Despite not providing any specific details on how The Onion will change under his ownership, Lawson did mention that the company will be launching new products and considering new mediums.

Having risen to fame in the early days of the web, The Onion’s renowned style of presenting satirical takes on current affairs in a straightlaced manner continues to attract millions of viewers each month.

However, the publication appears to be struggling somewhat, having launched an appeal on its website last week – in true Onion style – for readers to contribute “$1 immediately or The Onion will disappear forever.”

This plea was echoed by Lawson in his X thread, where the new owner commented:

“If you care about The Onion, if The Onion ever made you laugh – give us a buck. For that dollar, you get… absolutely nothing. Just a smug sense that you’ve once again spent less on The Onion than it’s worth in your life.”

So, why exactly has Lawson decided to swap web communications tools for satire? We take a closer look at what prompted the former CEO to step down from Twilio.

Turmoil at Twilio?

Having co-founded the company in 2008, it was reported at the beginning of the year that Lawson had resigned, with Khozema Shipchandler – the firm’s president – announced as his replacement.

Speaking at the time of his resignation, Lawson commented on the success that the company had achieved during his tenure and was full of praise for Shipchandler and the rest of the team:

“Building Twilio over the past 15 years has been one of the most rewarding experiences of my life.

I’m proud to have led the company from zero to over $4 billion in annualized revenue, and now generating a 19% free cash flow margin as of our last earnings.

“I leave Twilio in the hands of a capable and talented management team who have my full support and respect. Khozema is a great leader, and I am confident he will lead the company well. Thank you to every Twilio customer, employee and developer I’ve had the privilege of building with.
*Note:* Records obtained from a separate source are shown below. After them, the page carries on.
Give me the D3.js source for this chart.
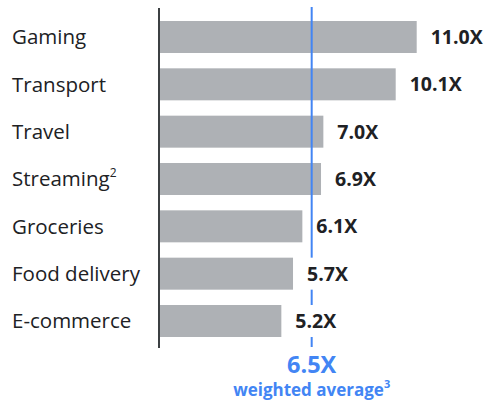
<!DOCTYPE html>
<html>
<head>
<meta charset="utf-8">
<script src="https://cdn.jsdelivr.net/npm/d3@7"></script>
<style>
  html, body { margin: 0; padding: 0; background: #fff; }
  svg { display: block; }
</style>
</head>
<body>
<svg id="chart" width="489" height="402"></svg>
<script>
// Spend multiple by category
const categories = ["Gaming", "Transport", "Travel", "Streaming", "Groceries", "Food delivery", "E-commerce"];
const superscripts = ["", "", "", "2", "", "", ""];
const values = [11.0, 10.1, 7.0, 6.9, 6.1, 5.7, 5.2];
const valueLabels = ["11.0X", "10.1X", "7.0X", "6.9X", "6.1X", "5.7X", "5.2X"];
const average = 6.5;
const averageLabel = "6.5X";
const averageCaption = "weighted average";
const averageSup = "3";

const FONT = "'Open Sans', Roboto, sans-serif";
const DARK = "#202124";
const BLUE = "#4285f4";
const BAR = "#aeb1b5";

const svg = d3.select("#chart");

const x = d3.scaleLinear().domain([0, 11]).range([160, 416.7]);
const y = d3.scaleBand().domain(categories).range([21, 337]).paddingInner(0.324).paddingOuter(0);

// bars
svg.append("g").selectAll("rect")
  .data(categories)
  .join("rect")
  .attr("x", x(0))
  .attr("y", d => y(d))
  .attr("width", (d, i) => x(values[i]) - x(0))
  .attr("height", y.bandwidth())
  .attr("fill", BAR);

// category axis line
svg.append("line")
  .attr("x1", x(0) - 1).attr("x2", x(0) - 1)
  .attr("y1", 8).attr("y2", 348)
  .attr("stroke", "#3c4043").attr("stroke-width", 2);

// category labels
const cat = svg.append("g").selectAll("text")
  .data(categories)
  .join("text")
  .attr("x", 12)
  .attr("y", d => y(d) + y.bandwidth() / 2)
  .attr("dy", "0.36em")
  .attr("font-family", FONT)
  .attr("font-size", 20.5)
  .attr("fill", DARK);
cat.append("tspan").text(d => d);
cat.append("tspan")
  .text((d, i) => superscripts[i])
  .attr("font-size", 12)
  .attr("dy", "-0.75em");

// weighted average reference line
svg.append("line")
  .attr("x1", x(average)).attr("x2", x(average))
  .attr("y1", 7).attr("y2", 347)
  .attr("stroke", BLUE).attr("stroke-width", 2);

// value labels with white backing so they sit over the line
const vg = svg.append("g").selectAll("g")
  .data(categories)
  .join("g")
  .attr("transform", (d, i) => `translate(${x(values[i]) + 14},${y(d) + y.bandwidth() / 2})`);
const bg = vg.append("rect").attr("fill", "#fff");
const vt = vg.append("text")
  .attr("dy", "0.36em")
  .attr("font-family", FONT)
  .attr("font-weight", 700)
  .attr("font-size", 19.5)
  .attr("fill", DARK)
  .text((d, i) => valueLabels[i]);
vt.each(function () {
  const w = this.getComputedTextLength();
  d3.select(this.previousSibling)
    .attr("x", -3).attr("y", -y.bandwidth() / 2)
    .attr("width", w + 6).attr("height", y.bandwidth());
});

// average annotation
svg.append("text")
  .attr("x", x(average))
  .attr("y", 373)
  .attr("text-anchor", "middle")
  .attr("font-family", FONT)
  .attr("font-weight", 700)
  .attr("font-size", 23.5)
  .attr("fill", BLUE)
  .text(averageLabel);

const cap = svg.append("text")
  .attr("x", x(average))
  .attr("y", 396)
  .attr("text-anchor", "middle")
  .attr("font-family", FONT)
  .attr("font-weight", 700)
  .attr("font-size", 17)
  .attr("fill", BLUE);
cap.append("tspan").text(averageCaption);
cap.append("tspan").text(averageSup).attr("font-size", 11).attr("dy", "-0.75em");
</script>
</body>
</html>
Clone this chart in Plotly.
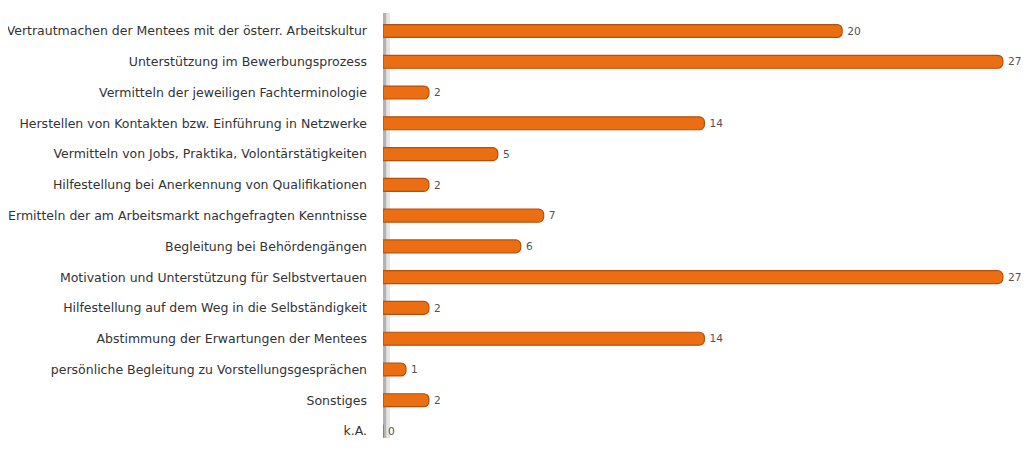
import plotly.graph_objects as go

categories = [
    "Vertrautmachen der Mentees mit der österr. Arbeitskultur",
    "Unterstützung im Bewerbungsprozess",
    "Vermitteln der jeweiligen Fachterminologie",
    "Herstellen von Kontakten bzw. Einführung in Netzwerke",
    "Vermitteln von Jobs, Praktika, Volontärstätigkeiten",
    "Hilfestellung bei Anerkennung von Qualifikationen",
    "Ermitteln der am Arbeitsmarkt nachgefragten Kenntnisse",
    "Begleitung bei Behördengängen",
    "Motivation und Unterstützung für Selbstvertauen",
    "Hilfestellung auf dem Weg in die Selbständigkeit",
    "Abstimmung der Erwartungen der Mentees",
    "persönliche Begleitung zu Vorstellungsgesprächen",
    "Sonstiges",
    "k.A.",
]
values = [20, 27, 2, 14, 5, 2, 7, 6, 27, 2, 14, 1, 2, 0]

fig = go.Figure()
fig.add_trace(go.Bar(
    x=values,
    y=categories,
    orientation="h",
    width=0.42,
    marker=dict(color="#EC6E12", line=dict(color="#B5500A", width=1.2), cornerradius=5),
    text=values,
    texttemplate="\u2009%{x}",
    textposition="outside",
    textfont=dict(family="DejaVu Sans", size=11.5, color="#555555"),
    cliponaxis=False,
    hoverinfo="skip",
))

# axis line with shadow
fig.add_shape(type="rect", xref="x", yref="paper", x0=0.06, x1=0.30, y0=0, y1=0.9884,
              fillcolor="#E4E4E4", line=dict(width=0), layer="below")
fig.add_shape(type="rect", xref="x", yref="paper", x0=-0.02, x1=0.14, y0=0, y1=0.9884,
              fillcolor="#B3B3B3", line=dict(width=0), layer="below")

fig.update_layout(
    width=1027, height=430,
    margin=dict(l=375, r=0, t=0, b=0),
    paper_bgcolor="white", plot_bgcolor="white",
    showlegend=False,
    xaxis=dict(range=[0, 28.4], visible=False, fixedrange=True),
    yaxis=dict(
        type="category",
        categoryorder="array", categoryarray=categories,
        range=[13.2275, -0.7475],
        showgrid=False, zeroline=False, showline=False,
        ticks="", ticklabelstandoff=15,
        tickfont=dict(family="DejaVu Sans", size=12.5, color="#333333"),
    ),
)

fig.write_html("out.html")
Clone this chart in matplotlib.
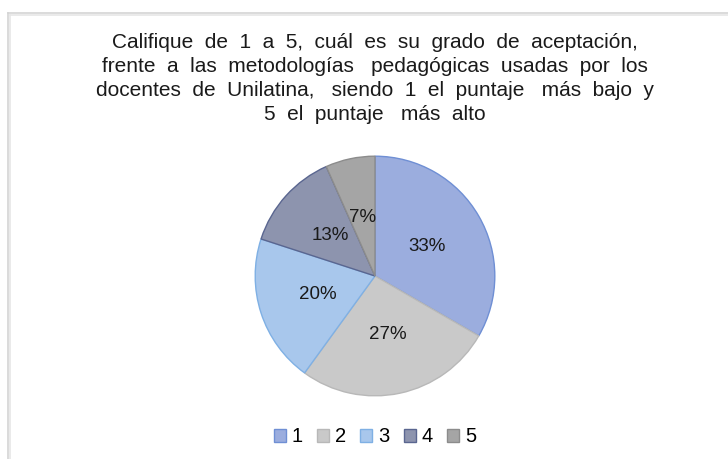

I can’t wait to see what you build next.”

However, despite the apparent amicable departure, Lawson’s exit coincided with Twilio’s confrontation with activist investors pushing for either the divestiture of specific assets or a total sale of the company.

Indeed, Twilio reportedly went as far as seeking advice from Qatalyst Partners to defend itself against these investors, particularly Anson Funds, who hold a $50 million stake in the company.

But what has caused this apparent rift between Twilio and its investors?

Despite experiencing a significant stock increase this year, Twilio is still rebounding from a major loss in 2022, with its annual revenue growth slowing to 5%.

Moreover, in December the customer engagement firm also revealed its third round of job cuts within 15 months, impacting roughly 295 employees, mainly within the Flex and Segment go-to-market departments.

These layoffs come after previous cuts in February (17% of the workforce) and September 2022 (11%). At the time, Lawson linked the decision to streamline operations to an unproductive investment in Segment’s go-to-market approach, resulting in overspending.